Data lines:
^^^^
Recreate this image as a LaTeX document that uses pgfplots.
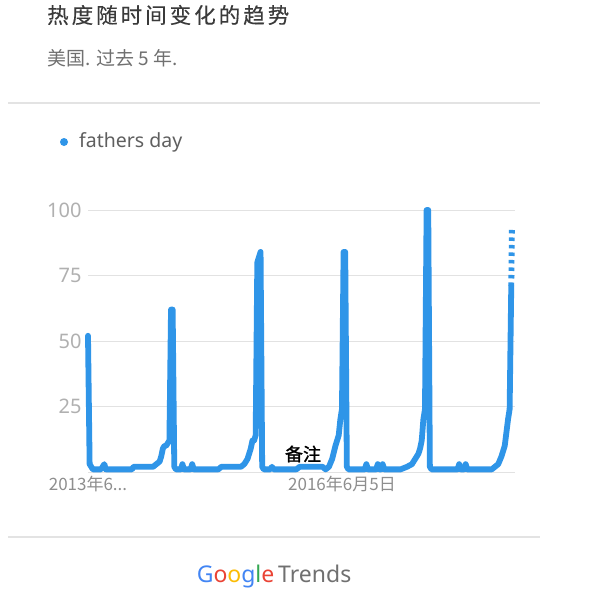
\documentclass[border=0pt]{standalone}
\usepackage{fontspec}
\usepackage{pgfplots}
\pgfplotsset{compat=1.18}
\setmainfont{Noto Sans}
\newfontfamily\cjk{Noto Sans CJK SC}
\newfontfamily\cjktitle[LetterSpace=14, FakeBold=0.25]{Noto Sans CJK SC}
\newfontfamily\cjkbold[FakeBold=1.5]{Noto Sans CJK SC}

\definecolor{trendblue}{HTML}{2F95E8}
\definecolor{gridgrey}{HTML}{E2E2E2}
\definecolor{basegrey}{HTML}{A8A8A8}
\definecolor{ticklab}{HTML}{B0B0B0}
\definecolor{xlab}{HTML}{8E8E8E}
\definecolor{titlegrey}{HTML}{3A3A3A}
\definecolor{subgrey}{HTML}{707070}
\definecolor{rulegrey}{HTML}{E3E3E3}
\definecolor{gblue}{HTML}{4285F4}
\definecolor{gred}{HTML}{EA4335}
\definecolor{gyellow}{HTML}{FBBC05}
\definecolor{ggreen}{HTML}{34A853}

\begin{document}
\begin{tikzpicture}
\path[use as bounding box, fill=white] (0,0) rectangle (596bp,-591bp);

% header
\node[anchor=west, inner sep=0, text=titlegrey, font=\cjktitle\fontsize{21.5bp}{23bp}\selectfont]
  at (47bp,-15bp) {热度随时间变化的趋势};
\node[anchor=west, inner sep=0, text=subgrey, font=\cjk\fontsize{19bp}{21bp}\selectfont]
  at (47bp,-58bp) {美国. 过去 5 年.};
\draw[rulegrey, line width=1.2bp] (8bp,-103bp) -- (540bp,-103bp);

% legend
\fill[trendblue] (64bp,-142bp) circle (4bp);
\node[anchor=west, inner sep=0, text=subgrey!85!black, font=\fontsize{19.5bp}{21bp}\selectfont]
  at (79bp,-142bp) {fathers day};

\begin{axis}[
    at={(88bp,-472bp)}, anchor=south west,
    scale only axis, width=427bp, height=262bp,
    xmin=0, xmax=262.3, ymin=0, ymax=100,
    clip=false,
    axis line style={draw=none},
    major tick length=0pt,
    ytick={25,50,75,100},
    extra y ticks={0},
    extra y tick labels={},
    extra y tick style={grid style={draw=basegrey, line width=1.2bp}},
    ymajorgrids,
    major grid style={draw=gridgrey, line width=1bp},
    /pgf/number format/assume math mode=true,
    yticklabel style={text=ticklab, font=\fontsize{20bp}{22bp}\selectfont, xshift=-3bp},
    xtick={0,156},
    xticklabels={{2013年6{.}{.}{.}},{2016年6月5日}},
    xticklabel style={text=xlab, font=\cjk\fontsize{17bp}{19bp}\selectfont, yshift=-1bp},
]
\addplot[trendblue, line width=5.8bp, line join=round, line cap=round] coordinates {
(0,52)(1,3)(2,2)(3,1)(8,1)(9,2)(10,3)(11,1)(20,1)(27,1)(28,2)(40,2)(42,3)
(44,4)(45,6)(46,9)(47,10)(48,10)(49,11)(50,12)(51,62)(52,62)(53,2)
(54,1)(57,1)(58,3)(59,1)(63,1)(64,3)(65,1)(80,1)(82,2)(94,2)(96,3)
(98,5)(99,7)(100,9)(101,12)(102,12)(103,14)(104,80)(105,82)(106,84)(107,2)
(108,1)(112,1)(113,2)(114,1)(128,1)(130,2)(144,2)(146,1)(148,2)
(150,5)(152,10)(154,14)(155,20)(156,24)(157,84)(158,84)(159,2)
(160,1)(170,1)(171,3)(172,1)(177,1)(178,3)(179,1)(180,1)(181,3)(182,1)
(192,1)(196,2)(199,3)(201,5)(203,7)(204,9)(205,12)(206,20)(207,24)(208,100)(209,100)(210,2)
(211,1)(227,1)(228,3)(229,1)(231,1)(232,3)(233,1)(248,1)(250,2)
(252,3)(254,6)(256,10)(257,15)(258,20)(259,24)(260,71)
};
\addplot[trendblue, line width=5.8bp, dash pattern=on 3.5bp off 4bp, line cap=butt] coordinates {
(260,71)(260.4,93)
};
\end{axis}

\node[anchor=center, inner sep=0, text=black, font=\cjkbold\fontsize{18bp}{20bp}\selectfont]
  at (303bp,-454bp) {备注};

% footer
\draw[rulegrey, line width=1.2bp] (8bp,-537bp) -- (540bp,-537bp);
\node[anchor=center, inner sep=0, font=\fontsize{23bp}{25bp}\selectfont]
  at (274bp,-577bp) {\textcolor{gblue}{G}\textcolor{gred}{o}\textcolor{gyellow}{o}\textcolor{gblue}{g}\textcolor{ggreen}{l}\textcolor{gred}{e}\,\textcolor{subgrey}{Trends}};
\end{tikzpicture}
\end{document}
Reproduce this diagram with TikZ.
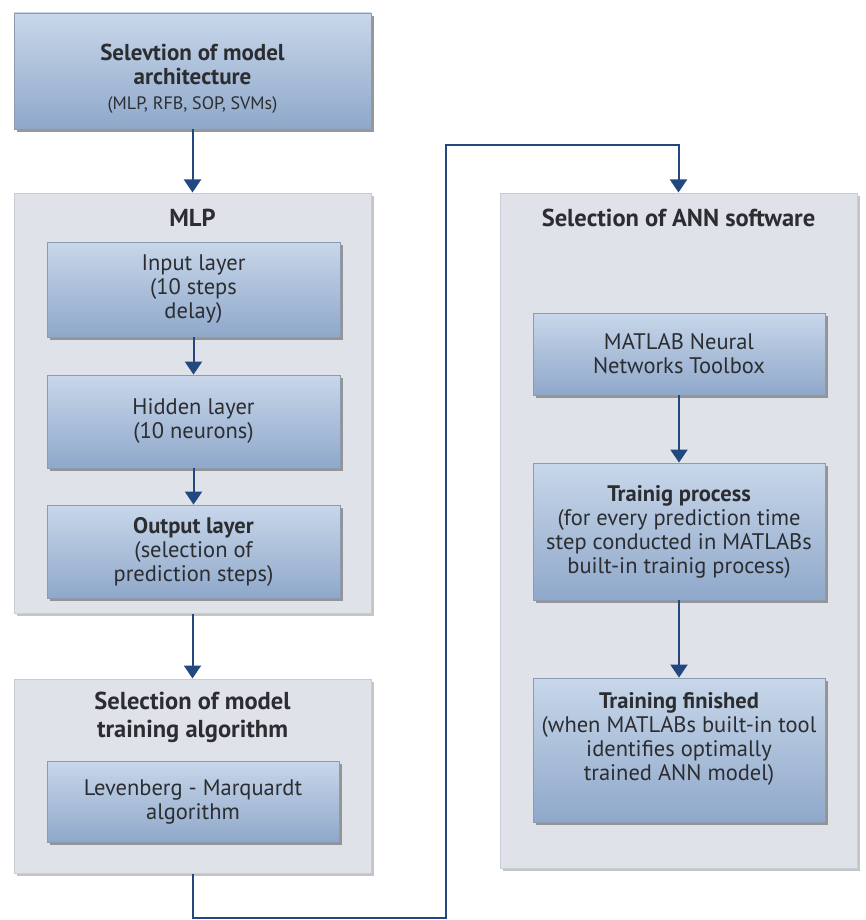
^^^^
Problem to work on: Leave the pictures out and write out every entry exactly as given.

Task result:
Recreate this image as a LaTeX document that uses pgfplots.
\documentclass[border=0pt]{standalone}
\usepackage{fontspec}
\usepackage{pgfplots}
\pgfplotsset{compat=1.18}
\setmainfont{Noto Sans}
\newfontfamily\cjk{Noto Sans CJK SC}
\newfontfamily\cjktitle[LetterSpace=14, FakeBold=0.25]{Noto Sans CJK SC}
\newfontfamily\cjkbold[FakeBold=1.5]{Noto Sans CJK SC}

\definecolor{trendblue}{HTML}{2F95E8}
\definecolor{gridgrey}{HTML}{E2E2E2}
\definecolor{basegrey}{HTML}{A8A8A8}
\definecolor{ticklab}{HTML}{B0B0B0}
\definecolor{xlab}{HTML}{8E8E8E}
\definecolor{titlegrey}{HTML}{3A3A3A}
\definecolor{subgrey}{HTML}{707070}
\definecolor{rulegrey}{HTML}{E3E3E3}
\definecolor{gblue}{HTML}{4285F4}
\definecolor{gred}{HTML}{EA4335}
\definecolor{gyellow}{HTML}{FBBC05}
\definecolor{ggreen}{HTML}{34A853}

\begin{document}
\begin{tikzpicture}
\path[use as bounding box, fill=white] (0,0) rectangle (596bp,-591bp);

% header
\node[anchor=west, inner sep=0, text=titlegrey, font=\cjktitle\fontsize{21.5bp}{23bp}\selectfont]
  at (47bp,-15bp) {热度随时间变化的趋势};
\node[anchor=west, inner sep=0, text=subgrey, font=\cjk\fontsize{19bp}{21bp}\selectfont]
  at (47bp,-58bp) {美国. 过去 5 年.};
\draw[rulegrey, line width=1.2bp] (8bp,-103bp) -- (540bp,-103bp);

% legend
\fill[trendblue] (64bp,-142bp) circle (4bp);
\node[anchor=west, inner sep=0, text=subgrey!85!black, font=\fontsize{19.5bp}{21bp}\selectfont]
  at (79bp,-142bp) {fathers day};

\begin{axis}[
    at={(88bp,-472bp)}, anchor=south west,
    scale only axis, width=427bp, height=262bp,
    xmin=0, xmax=262.3, ymin=0, ymax=100,
    clip=false,
    axis line style={draw=none},
    major tick length=0pt,
    ytick={25,50,75,100},
    extra y ticks={0},
    extra y tick labels={},
    extra y tick style={grid style={draw=basegrey, line width=1.2bp}},
    ymajorgrids,
    major grid style={draw=gridgrey, line width=1bp},
    /pgf/number format/assume math mode=true,
    yticklabel style={text=ticklab, font=\fontsize{20bp}{22bp}\selectfont, xshift=-3bp},
    xtick={0,156},
    xticklabels={{2013年6{.}{.}{.}},{2016年6月5日}},
    xticklabel style={text=xlab, font=\cjk\fontsize{17bp}{19bp}\selectfont, yshift=-1bp},
]
\addplot[trendblue, line width=5.8bp, line join=round, line cap=round] coordinates {
(0,52)(1,3)(2,2)(3,1)(8,1)(9,2)(10,3)(11,1)(20,1)(27,1)(28,2)(40,2)(42,3)
(44,4)(45,6)(46,9)(47,10)(48,10)(49,11)(50,12)(51,62)(52,62)(53,2)
(54,1)(57,1)(58,3)(59,1)(63,1)(64,3)(65,1)(80,1)(82,2)(94,2)(96,3)
(98,5)(99,7)(100,9)(101,12)(102,12)(103,14)(104,80)(105,82)(106,84)(107,2)
(108,1)(112,1)(113,2)(114,1)(128,1)(130,2)(144,2)(146,1)(148,2)
(150,5)(152,10)(154,14)(155,20)(156,24)(157,84)(158,84)(159,2)
(160,1)(170,1)(171,3)(172,1)(177,1)(178,3)(179,1)(180,1)(181,3)(182,1)
(192,1)(196,2)(199,3)(201,5)(203,7)(204,9)(205,12)(206,20)(207,24)(208,100)(209,100)(210,2)
(211,1)(227,1)(228,3)(229,1)(231,1)(232,3)(233,1)(248,1)(250,2)
(252,3)(254,6)(256,10)(257,15)(258,20)(259,24)(260,71)
};
\addplot[trendblue, line width=5.8bp, dash pattern=on 3.5bp off 4bp, line cap=butt] coordinates {
(260,71)(260.4,93)
};
\end{axis}

\node[anchor=center, inner sep=0, text=black, font=\cjkbold\fontsize{18bp}{20bp}\selectfont]
  at (303bp,-454bp) {备注};

% footer
\draw[rulegrey, line width=1.2bp] (8bp,-537bp) -- (540bp,-537bp);
\node[anchor=center, inner sep=0, font=\fontsize{23bp}{25bp}\selectfont]
  at (274bp,-577bp) {\textcolor{gblue}{G}\textcolor{gred}{o}\textcolor{gyellow}{o}\textcolor{gblue}{g}\textcolor{ggreen}{l}\textcolor{gred}{e}\,\textcolor{subgrey}{Trends}};
\end{tikzpicture}
\end{document}
Reproduce this diagram with TikZ.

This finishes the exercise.